▸ What is needed
Where the data below has the string "code", return the whole line.

****

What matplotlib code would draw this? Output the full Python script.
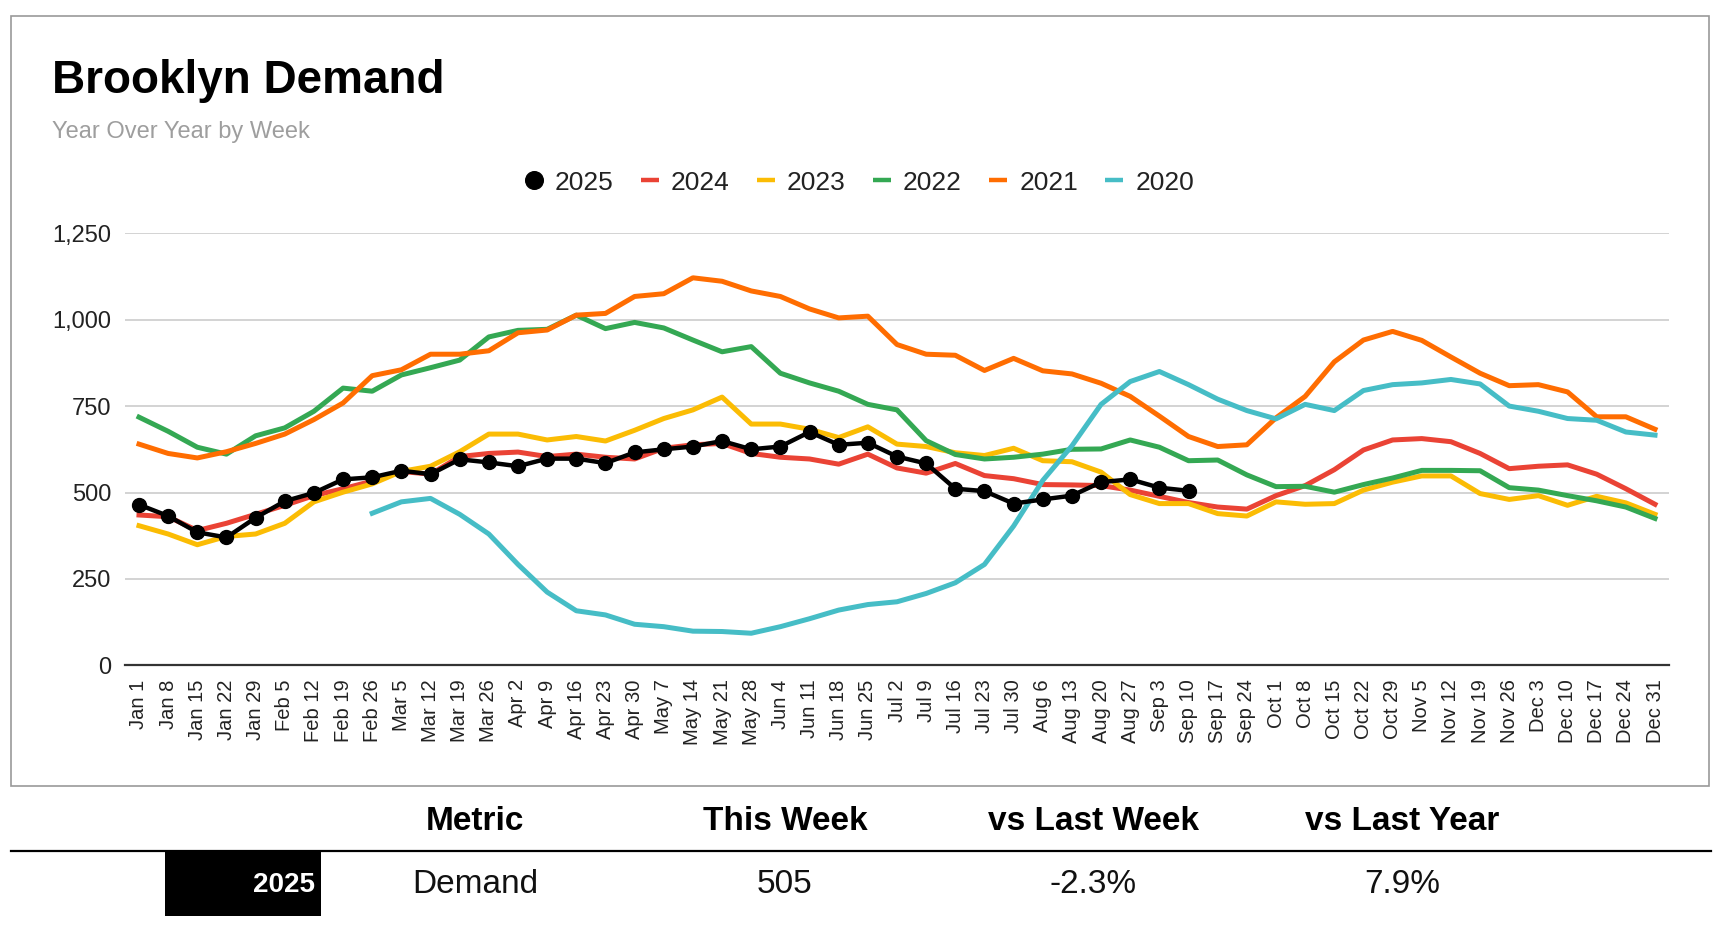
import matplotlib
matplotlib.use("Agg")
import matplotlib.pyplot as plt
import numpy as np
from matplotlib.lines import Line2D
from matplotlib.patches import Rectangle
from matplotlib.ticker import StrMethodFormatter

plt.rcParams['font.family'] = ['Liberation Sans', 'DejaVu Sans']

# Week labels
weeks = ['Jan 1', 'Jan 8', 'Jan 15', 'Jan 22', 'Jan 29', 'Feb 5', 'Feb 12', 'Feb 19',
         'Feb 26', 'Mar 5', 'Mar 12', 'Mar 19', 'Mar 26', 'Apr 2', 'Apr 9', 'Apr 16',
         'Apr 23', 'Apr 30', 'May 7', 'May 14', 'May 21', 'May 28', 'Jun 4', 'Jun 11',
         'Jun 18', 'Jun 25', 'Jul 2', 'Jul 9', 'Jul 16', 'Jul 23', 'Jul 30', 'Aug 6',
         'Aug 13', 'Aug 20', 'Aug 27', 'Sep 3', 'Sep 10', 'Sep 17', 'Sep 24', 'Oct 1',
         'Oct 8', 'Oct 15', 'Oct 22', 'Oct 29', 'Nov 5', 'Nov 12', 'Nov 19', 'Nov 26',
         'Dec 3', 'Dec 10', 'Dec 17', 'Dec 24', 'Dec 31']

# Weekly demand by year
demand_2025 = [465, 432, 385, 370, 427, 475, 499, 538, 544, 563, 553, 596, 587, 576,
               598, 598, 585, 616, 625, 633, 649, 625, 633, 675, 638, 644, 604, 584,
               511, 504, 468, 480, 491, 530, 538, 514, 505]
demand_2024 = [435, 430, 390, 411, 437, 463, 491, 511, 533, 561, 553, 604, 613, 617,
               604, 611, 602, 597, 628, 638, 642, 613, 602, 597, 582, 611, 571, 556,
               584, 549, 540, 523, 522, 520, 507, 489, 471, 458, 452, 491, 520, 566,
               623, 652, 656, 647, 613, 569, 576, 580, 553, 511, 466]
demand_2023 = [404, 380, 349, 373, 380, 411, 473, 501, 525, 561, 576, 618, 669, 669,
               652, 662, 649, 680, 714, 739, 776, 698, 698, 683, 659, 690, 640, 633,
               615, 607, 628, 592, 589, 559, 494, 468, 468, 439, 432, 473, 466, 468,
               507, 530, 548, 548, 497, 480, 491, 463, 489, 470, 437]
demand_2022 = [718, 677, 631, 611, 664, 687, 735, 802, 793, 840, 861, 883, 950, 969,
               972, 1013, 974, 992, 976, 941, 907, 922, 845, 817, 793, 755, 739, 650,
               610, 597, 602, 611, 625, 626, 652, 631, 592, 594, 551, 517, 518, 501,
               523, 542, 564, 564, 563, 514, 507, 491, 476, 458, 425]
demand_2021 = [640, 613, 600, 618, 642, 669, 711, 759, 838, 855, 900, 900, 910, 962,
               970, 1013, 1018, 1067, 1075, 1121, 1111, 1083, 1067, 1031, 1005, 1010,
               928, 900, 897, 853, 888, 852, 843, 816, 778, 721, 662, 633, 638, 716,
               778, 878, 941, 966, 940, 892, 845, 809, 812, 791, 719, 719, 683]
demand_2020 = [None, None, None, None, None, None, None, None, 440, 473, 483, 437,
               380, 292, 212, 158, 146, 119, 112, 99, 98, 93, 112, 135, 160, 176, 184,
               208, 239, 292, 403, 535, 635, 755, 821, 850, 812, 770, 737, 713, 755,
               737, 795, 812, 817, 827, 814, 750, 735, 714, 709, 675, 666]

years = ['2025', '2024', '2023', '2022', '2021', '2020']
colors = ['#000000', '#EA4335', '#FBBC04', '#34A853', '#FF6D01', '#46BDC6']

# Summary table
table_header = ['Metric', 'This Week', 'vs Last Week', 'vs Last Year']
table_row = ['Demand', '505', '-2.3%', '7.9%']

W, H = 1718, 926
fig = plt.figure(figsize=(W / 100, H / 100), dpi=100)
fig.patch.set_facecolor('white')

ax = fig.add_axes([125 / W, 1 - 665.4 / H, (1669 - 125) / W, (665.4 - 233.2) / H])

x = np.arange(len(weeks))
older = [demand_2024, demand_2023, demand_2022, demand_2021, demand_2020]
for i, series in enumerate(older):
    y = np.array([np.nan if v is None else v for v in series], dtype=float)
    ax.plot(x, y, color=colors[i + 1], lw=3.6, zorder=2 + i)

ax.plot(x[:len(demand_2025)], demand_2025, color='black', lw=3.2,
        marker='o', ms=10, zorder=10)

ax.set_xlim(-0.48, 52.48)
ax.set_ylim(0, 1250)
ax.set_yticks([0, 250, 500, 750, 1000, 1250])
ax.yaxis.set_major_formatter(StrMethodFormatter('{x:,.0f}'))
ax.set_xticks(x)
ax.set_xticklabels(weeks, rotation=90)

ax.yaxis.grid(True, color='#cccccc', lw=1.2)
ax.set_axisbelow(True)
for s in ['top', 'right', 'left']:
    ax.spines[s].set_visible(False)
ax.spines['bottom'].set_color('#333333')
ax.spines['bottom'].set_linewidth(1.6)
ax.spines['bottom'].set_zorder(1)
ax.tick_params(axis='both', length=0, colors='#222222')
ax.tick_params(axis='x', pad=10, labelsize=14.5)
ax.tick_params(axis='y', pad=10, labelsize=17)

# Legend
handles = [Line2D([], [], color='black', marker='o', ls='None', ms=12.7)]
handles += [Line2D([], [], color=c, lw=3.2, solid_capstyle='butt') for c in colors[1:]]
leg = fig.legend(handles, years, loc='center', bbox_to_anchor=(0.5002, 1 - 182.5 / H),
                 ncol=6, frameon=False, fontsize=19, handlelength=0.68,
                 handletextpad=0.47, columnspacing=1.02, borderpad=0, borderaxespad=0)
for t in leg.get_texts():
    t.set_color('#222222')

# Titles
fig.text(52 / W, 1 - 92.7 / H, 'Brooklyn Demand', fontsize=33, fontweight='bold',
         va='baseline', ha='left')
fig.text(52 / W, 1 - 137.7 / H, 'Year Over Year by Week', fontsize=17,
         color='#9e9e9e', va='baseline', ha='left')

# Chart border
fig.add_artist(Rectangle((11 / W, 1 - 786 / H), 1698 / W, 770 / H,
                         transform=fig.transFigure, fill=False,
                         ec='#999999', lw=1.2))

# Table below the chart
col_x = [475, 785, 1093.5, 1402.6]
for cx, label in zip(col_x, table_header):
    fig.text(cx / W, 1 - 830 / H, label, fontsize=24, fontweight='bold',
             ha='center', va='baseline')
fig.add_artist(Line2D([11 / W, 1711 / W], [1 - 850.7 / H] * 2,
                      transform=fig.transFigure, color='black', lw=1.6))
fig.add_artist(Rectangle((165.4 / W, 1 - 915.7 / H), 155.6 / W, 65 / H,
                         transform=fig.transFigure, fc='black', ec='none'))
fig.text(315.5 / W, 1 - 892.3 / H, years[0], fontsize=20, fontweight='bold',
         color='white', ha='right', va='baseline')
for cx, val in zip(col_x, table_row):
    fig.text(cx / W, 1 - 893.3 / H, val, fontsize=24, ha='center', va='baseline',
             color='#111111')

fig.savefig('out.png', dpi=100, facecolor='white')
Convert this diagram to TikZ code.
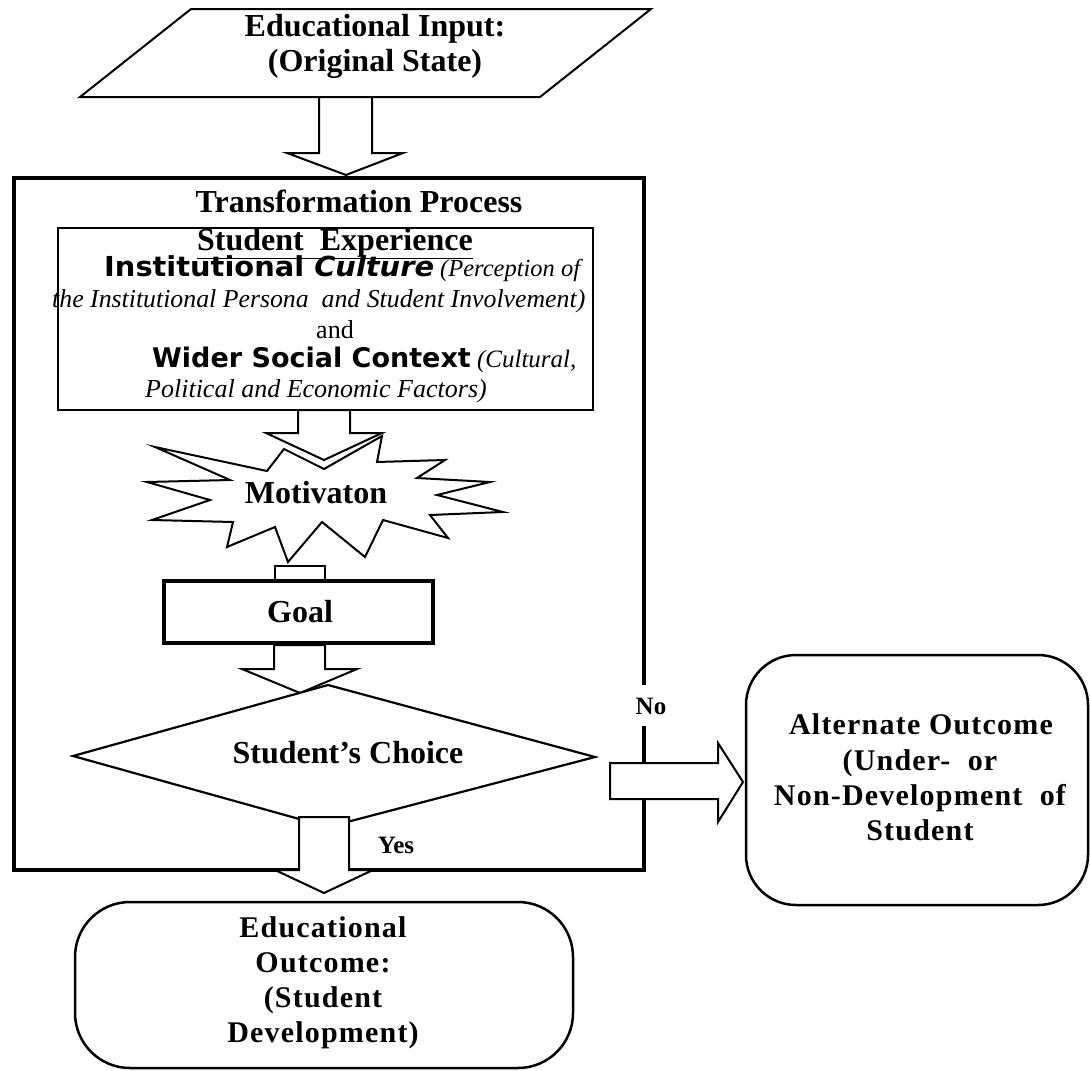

****

▸ Exercise answer
What matplotlib code would draw this? Output the full Python script.
Convert this diagram to TikZ code.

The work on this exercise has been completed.